"No bad," she'll murmur, whiles, and I'll gae on, for that means a muckle frae her. Then, maybe, instead o' that, she'll just listen, and I'll see she's no sure. If she mutters a little I'll gae on, too, for that still means she's making up her mind. But when she says, "Stop yer ticklin'!" I always stop. For that means the same thing they meant in Rome when they turned their thumbs doon toward a gladiator. And her judgments aye been gude enow for me.

Sometimes I'll get long letters frae authors wha send me their songs— but nearly always they're frae those that wad be flattered tae be called authors, puir bodies who've no proper notion of how to write or how to go aboot getting what they've written accepted when they've done it. I mind a man in Lancashire who sent me songs for years. The first was an awfu' thing—it had nae meaning at a' that I could see. But his letter was a delight.

"Dear Harry," he wrote. "I've been sorry for a long time that so clever a man as you had such bad songs to sing. And so, though I'm busy most of the time, I've written one for you. I like you, so I'll only charge you a guinea for every time you sing it, and let you set your own music to it, too!"

It was a generous offer, surely, but I did not see my way clear to accept it, and the song went back immediately. A little later I got another. He wrote a very dignified letter this time; he'd evidently made up his mind to forgie me for the way I'd insulted him and his song before, but he wanted me to understand he'd have nae nonsense frae me. But this time he wanted only fifteen shilling a performance.

Weel, he kept on sending me songs, and each one was worse than the one before, though you'd never have thought it possible for anything to be worse than any one of them if you'd seen them! And each time his price went doon! The last one was what he called a "grand new song."

"I'm hard up just now, Harry," he said, "and you know how fond I've always been of you. So you can have this one outright for five shillings, cash down."

D'ye ken, I thought his persistence deserved a reward of some sort, sae I sent him the five shillings, and put his song in the fire.
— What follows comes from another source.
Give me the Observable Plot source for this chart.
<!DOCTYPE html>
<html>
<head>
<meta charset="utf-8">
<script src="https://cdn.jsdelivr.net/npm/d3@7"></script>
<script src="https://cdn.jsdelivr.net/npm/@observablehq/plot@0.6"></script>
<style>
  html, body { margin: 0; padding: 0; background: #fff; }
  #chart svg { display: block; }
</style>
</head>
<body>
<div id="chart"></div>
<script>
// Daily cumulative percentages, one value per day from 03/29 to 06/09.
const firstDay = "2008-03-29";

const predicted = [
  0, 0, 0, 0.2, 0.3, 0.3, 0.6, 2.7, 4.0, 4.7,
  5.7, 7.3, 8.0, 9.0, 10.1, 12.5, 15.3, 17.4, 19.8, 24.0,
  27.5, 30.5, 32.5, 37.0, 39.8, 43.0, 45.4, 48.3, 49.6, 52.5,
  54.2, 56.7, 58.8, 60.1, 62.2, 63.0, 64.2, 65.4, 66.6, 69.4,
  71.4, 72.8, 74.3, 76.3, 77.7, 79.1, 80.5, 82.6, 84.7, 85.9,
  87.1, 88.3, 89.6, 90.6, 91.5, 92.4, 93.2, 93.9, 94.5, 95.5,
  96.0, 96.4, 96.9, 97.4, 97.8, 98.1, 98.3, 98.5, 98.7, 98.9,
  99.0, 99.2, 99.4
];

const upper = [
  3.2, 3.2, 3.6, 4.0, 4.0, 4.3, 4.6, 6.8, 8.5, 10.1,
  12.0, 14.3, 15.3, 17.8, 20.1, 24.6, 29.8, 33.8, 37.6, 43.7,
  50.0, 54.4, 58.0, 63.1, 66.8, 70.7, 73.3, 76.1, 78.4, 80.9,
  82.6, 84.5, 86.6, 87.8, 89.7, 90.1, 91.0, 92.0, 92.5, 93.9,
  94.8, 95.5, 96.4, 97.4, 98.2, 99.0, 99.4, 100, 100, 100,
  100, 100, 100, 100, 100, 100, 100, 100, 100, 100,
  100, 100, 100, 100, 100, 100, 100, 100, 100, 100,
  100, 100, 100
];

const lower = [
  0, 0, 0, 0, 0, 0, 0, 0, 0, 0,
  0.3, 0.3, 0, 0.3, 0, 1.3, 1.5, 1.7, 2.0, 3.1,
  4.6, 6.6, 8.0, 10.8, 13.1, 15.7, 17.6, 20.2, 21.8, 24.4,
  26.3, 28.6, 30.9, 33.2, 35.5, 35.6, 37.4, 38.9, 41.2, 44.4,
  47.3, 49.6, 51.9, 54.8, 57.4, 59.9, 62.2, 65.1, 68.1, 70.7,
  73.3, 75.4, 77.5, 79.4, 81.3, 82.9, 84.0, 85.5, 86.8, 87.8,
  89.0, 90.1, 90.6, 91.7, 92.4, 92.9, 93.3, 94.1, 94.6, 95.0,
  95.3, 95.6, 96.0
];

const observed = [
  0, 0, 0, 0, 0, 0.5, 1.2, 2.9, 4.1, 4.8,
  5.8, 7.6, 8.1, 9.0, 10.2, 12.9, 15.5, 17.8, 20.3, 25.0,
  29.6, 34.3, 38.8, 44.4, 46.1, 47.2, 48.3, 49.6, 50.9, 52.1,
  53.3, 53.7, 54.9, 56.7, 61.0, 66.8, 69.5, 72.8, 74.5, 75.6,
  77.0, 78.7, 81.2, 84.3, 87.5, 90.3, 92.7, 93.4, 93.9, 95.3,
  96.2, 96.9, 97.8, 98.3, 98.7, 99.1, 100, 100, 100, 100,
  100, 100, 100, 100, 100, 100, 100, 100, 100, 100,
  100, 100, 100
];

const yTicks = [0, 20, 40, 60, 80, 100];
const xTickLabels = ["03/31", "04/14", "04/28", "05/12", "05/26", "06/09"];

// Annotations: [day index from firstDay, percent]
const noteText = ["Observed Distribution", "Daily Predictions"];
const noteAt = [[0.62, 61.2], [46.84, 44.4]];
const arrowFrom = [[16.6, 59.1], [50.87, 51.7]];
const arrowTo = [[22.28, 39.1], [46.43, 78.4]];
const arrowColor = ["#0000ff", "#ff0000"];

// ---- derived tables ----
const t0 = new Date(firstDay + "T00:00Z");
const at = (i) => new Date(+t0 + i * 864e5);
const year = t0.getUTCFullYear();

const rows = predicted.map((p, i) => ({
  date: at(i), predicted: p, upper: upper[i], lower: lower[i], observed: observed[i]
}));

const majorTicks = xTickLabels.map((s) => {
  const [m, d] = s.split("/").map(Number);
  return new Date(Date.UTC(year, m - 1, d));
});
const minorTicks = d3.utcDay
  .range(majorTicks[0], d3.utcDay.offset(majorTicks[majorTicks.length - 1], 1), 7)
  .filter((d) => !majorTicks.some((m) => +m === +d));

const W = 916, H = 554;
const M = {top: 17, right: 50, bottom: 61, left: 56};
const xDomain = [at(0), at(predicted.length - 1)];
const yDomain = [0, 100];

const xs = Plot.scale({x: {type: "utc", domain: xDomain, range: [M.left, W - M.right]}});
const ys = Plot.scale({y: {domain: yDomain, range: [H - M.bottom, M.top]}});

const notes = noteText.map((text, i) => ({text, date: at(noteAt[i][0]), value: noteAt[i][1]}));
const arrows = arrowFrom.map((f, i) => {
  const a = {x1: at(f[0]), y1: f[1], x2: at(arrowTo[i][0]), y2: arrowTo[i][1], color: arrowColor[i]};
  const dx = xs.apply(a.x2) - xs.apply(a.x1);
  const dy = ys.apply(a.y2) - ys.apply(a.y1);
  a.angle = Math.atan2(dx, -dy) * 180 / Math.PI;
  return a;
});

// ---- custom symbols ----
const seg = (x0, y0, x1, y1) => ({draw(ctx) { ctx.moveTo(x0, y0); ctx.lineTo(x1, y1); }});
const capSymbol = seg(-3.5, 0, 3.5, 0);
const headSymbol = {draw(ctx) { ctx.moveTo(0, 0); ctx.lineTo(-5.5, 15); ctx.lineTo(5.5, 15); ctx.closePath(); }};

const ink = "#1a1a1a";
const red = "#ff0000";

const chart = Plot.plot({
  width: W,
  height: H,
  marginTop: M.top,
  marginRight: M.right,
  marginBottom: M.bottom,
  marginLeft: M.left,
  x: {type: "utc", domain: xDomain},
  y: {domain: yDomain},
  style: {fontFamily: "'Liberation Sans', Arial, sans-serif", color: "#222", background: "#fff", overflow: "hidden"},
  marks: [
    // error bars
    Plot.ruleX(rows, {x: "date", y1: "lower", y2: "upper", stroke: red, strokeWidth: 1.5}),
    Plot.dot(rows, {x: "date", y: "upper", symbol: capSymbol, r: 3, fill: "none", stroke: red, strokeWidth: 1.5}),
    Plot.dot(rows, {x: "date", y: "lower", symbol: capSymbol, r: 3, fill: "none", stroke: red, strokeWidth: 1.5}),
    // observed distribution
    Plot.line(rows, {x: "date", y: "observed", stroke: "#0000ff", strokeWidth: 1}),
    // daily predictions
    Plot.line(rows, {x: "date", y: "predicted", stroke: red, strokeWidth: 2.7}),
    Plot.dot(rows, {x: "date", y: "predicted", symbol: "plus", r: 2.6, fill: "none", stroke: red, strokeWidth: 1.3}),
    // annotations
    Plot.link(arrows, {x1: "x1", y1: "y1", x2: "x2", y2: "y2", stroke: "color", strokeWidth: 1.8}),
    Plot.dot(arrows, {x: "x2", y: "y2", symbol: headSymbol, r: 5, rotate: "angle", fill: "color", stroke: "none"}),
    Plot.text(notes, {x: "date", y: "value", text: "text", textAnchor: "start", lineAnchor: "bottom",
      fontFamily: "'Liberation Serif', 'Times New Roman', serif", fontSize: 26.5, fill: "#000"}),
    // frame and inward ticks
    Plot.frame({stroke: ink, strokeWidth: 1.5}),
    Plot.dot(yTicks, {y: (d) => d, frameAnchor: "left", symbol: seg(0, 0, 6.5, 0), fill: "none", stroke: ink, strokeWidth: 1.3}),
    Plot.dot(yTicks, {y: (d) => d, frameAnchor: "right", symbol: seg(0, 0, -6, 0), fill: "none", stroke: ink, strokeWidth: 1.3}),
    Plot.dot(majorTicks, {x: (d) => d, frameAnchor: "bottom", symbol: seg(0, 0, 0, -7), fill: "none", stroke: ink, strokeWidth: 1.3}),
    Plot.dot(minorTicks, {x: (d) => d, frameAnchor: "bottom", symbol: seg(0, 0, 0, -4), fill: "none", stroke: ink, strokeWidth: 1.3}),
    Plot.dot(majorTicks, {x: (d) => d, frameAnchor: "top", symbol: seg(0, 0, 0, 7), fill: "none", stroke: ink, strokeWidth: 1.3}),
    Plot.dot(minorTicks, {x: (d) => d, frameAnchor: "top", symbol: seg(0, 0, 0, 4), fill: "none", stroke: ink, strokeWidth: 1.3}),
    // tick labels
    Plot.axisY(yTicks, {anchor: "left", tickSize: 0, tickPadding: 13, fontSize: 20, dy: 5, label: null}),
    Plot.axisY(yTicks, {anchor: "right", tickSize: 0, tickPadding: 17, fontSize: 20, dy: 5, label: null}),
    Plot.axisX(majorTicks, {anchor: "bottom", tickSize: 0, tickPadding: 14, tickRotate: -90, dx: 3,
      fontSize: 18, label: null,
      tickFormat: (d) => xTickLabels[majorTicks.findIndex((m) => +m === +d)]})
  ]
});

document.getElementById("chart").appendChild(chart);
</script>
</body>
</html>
I rather thought I was a fool tae do sae, because I expected he'd be bombarding me wi' songs after that bit of encouragement. But it was not so; I'm thankfu' to say I've never heard of him or his songs frae that day tae this.

I've had many a kind word said tae me aboot my songs and the way I sing them. But the kindest words have aye been for the music. And it's true that it's the lilt of a melody that makes folk remember a song. That's what catches the ear and stays wi' those who have heard a song sung.

It would be wrong for me to say I'm no proud of the melodies that I have introduced with the songs I've sung. I have never had a music lesson in my life. I can sit doon, the noo, at a piano, and pick out a harmony, but that's the very limit of my powers wi' any instrument. But ever since I can remember anything I have aye been humming at some lilt or another, and it's been, for the maist part, airs o' my ain that I've hummed. So I think I've a richt to be proud of having invented melodies that have been sung all over the world, considering how I had no musical education at a'.

Certainly it's the melody that has muckle tae do wi' the success of any song. Words that just aren't quite richt will be soon overlooked if the melody is one o' the sort the boys in the gallery pick up and whustle as they gae oot.